Robustness and ruggeddness
The robustness and ruggedness of the method were investigated by deliberately changing some analytic parameters in the range of ±10%. The investigated parameters were injection volume, temperature, and concentration of phosphoric acid. Injection volume and temperature were parameters related with instrumentation and temperature was related with preparation of the mobile phase. Thus, both instrumental and personal error sources were investigated. Recovery values were calculated again for the new conditions and the results obtained are shown in Table 4. In general, when the obtained recovery values were investigated, it can be seen that the recovery values were appropriate to the 85-115 percentage rule. Especially at low concentration level, recovery values were affected by the changes. This means that if the analyte amount in the sample was at low level, the analyst should be more careful on analysis. The obtained recovery values were in the range between 88-105%, which shows that this method is robust.

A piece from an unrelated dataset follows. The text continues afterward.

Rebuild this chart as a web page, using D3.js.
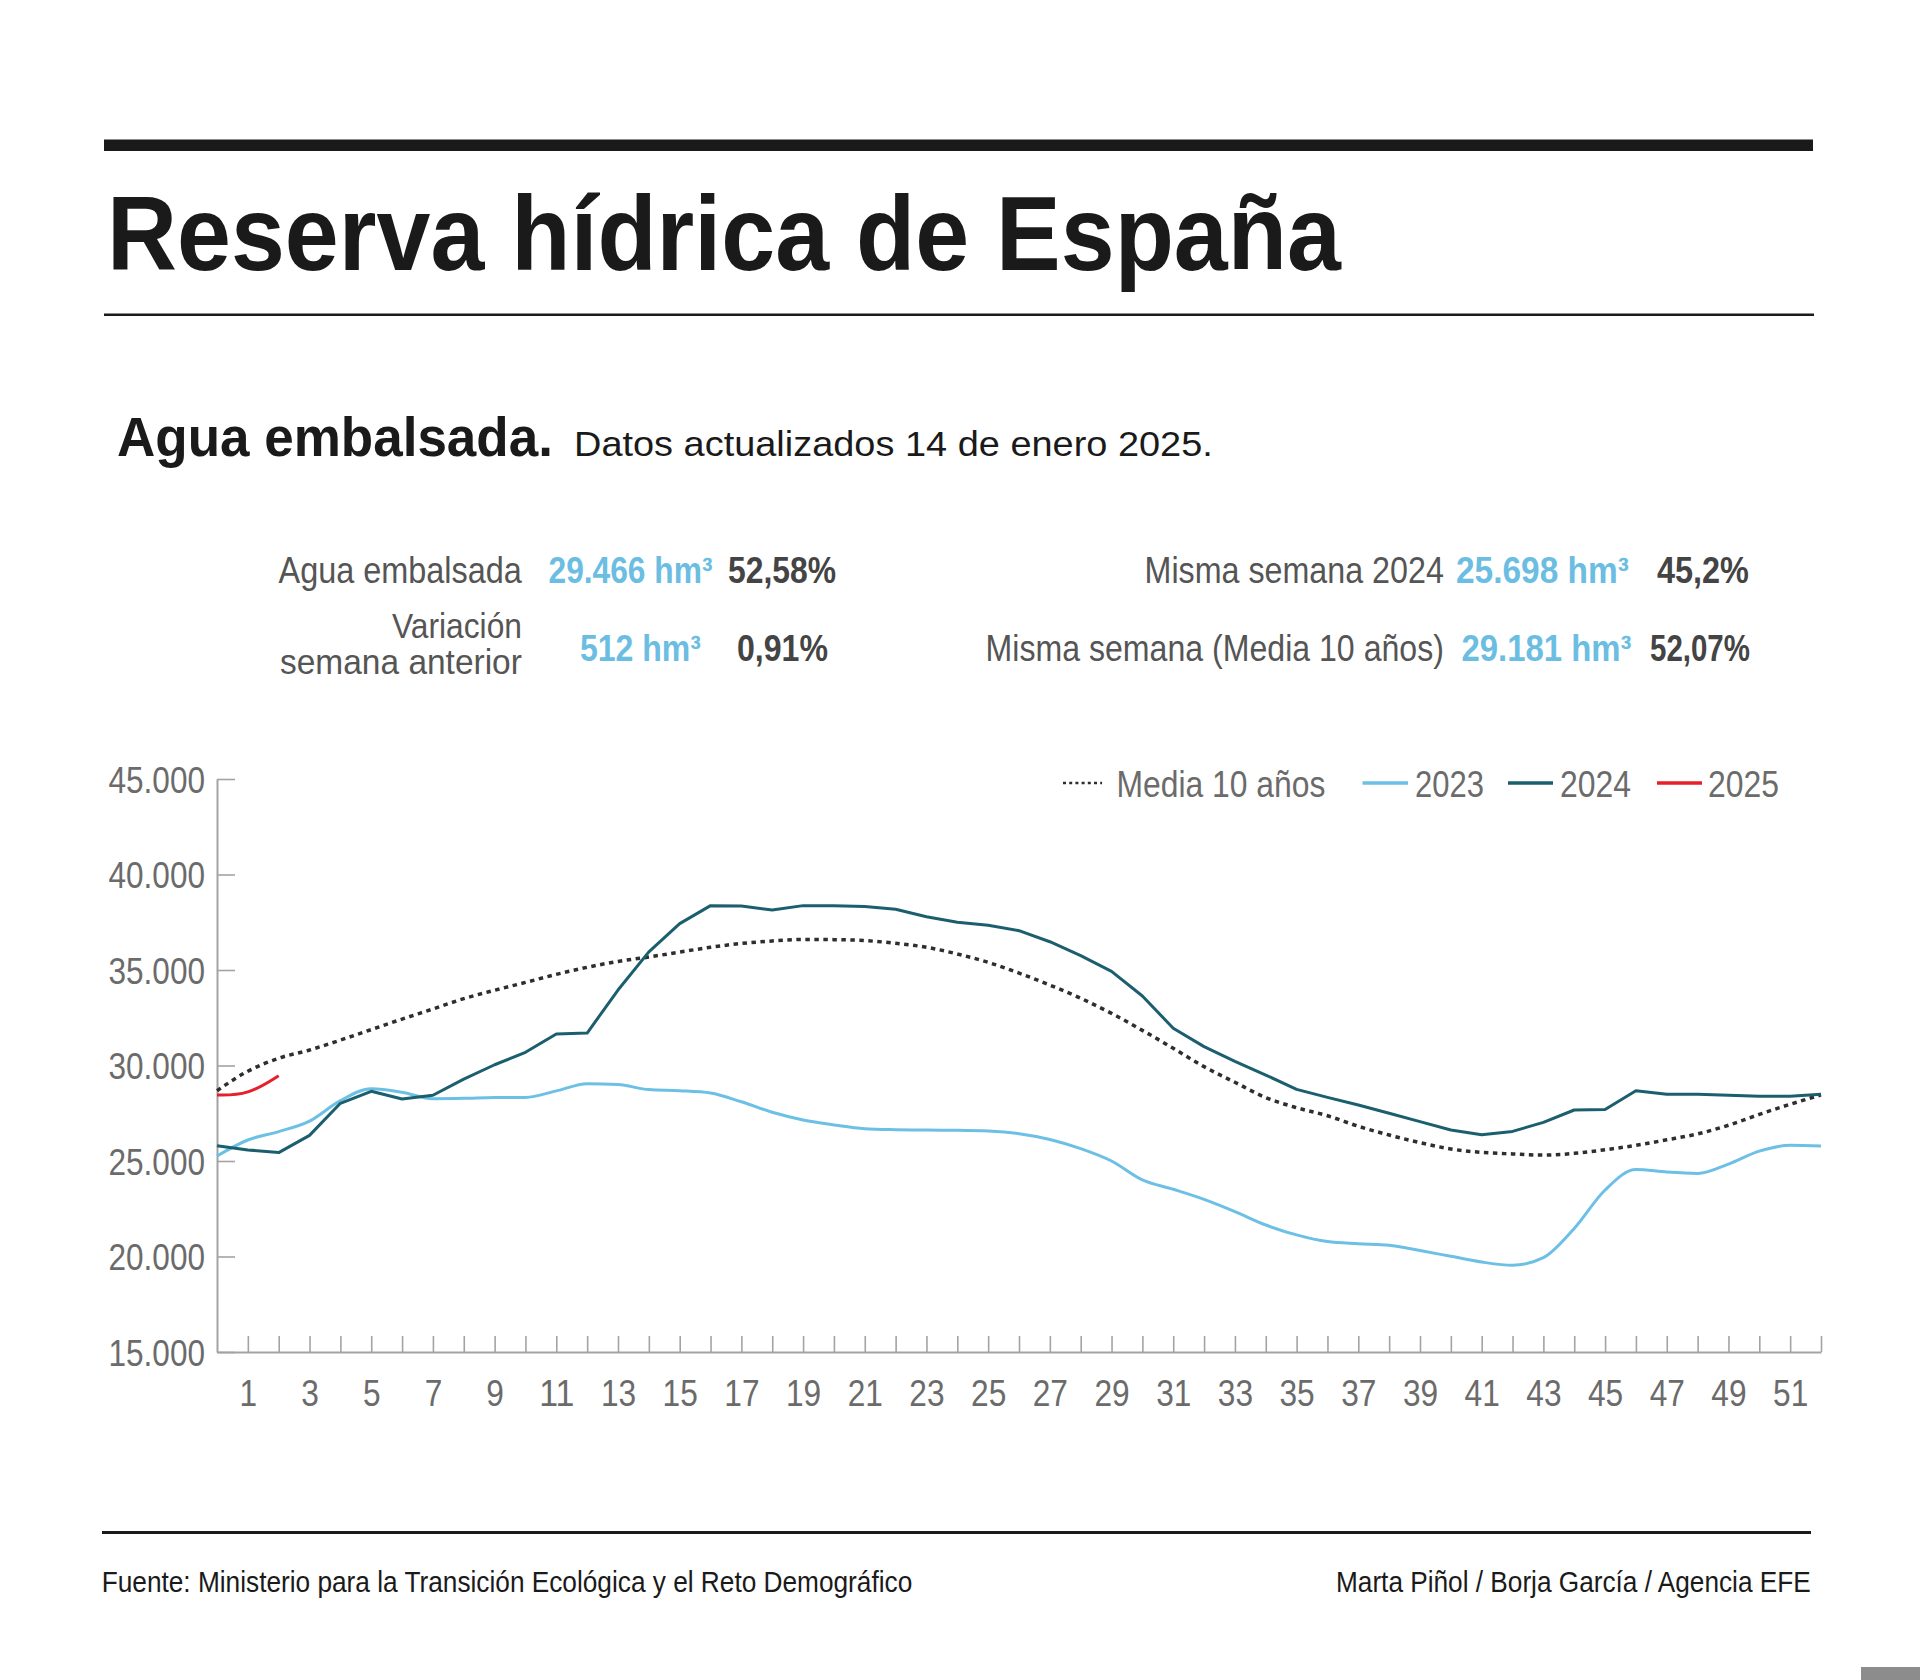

Analysis of phenolic compounds in wine extract samples
The method developed and optimized was applied for analysis of eight different phenolic compound in different wine extract samples. One of the obtained chromatograms was presented in Figure 2. Table 5 shows the results for this analysis.
When the analysis results were investigated, it was seen that epigallocatechin could not be detected in these wine samples. If a comparison between the other phenolic compounds found in these wine samples is needed, it can be understood that black mulberry contains phenolic compounds, more than in other wine samples. Celep et al.20 applied total phenolic content (TPC) and total antioxidant capacity (TOAC) tests to these wine samples and they showed that black mulberry wine had higher TPC and TOAC properties than other wine samples. Analysis results of the wine samples support these TPC and TOAC test results.
CONCLUSION
This developed and validated method was applied succesfully to determine the phenolic constituents of different wine samples. Our results were in good aggreement with TPC and TOAC tests published previously. The method can also be used for the determination of the phenolic compounds of styrax liquids and different pekmez samples.
Conflict of Interest: No conflict of interest was declared by the authors.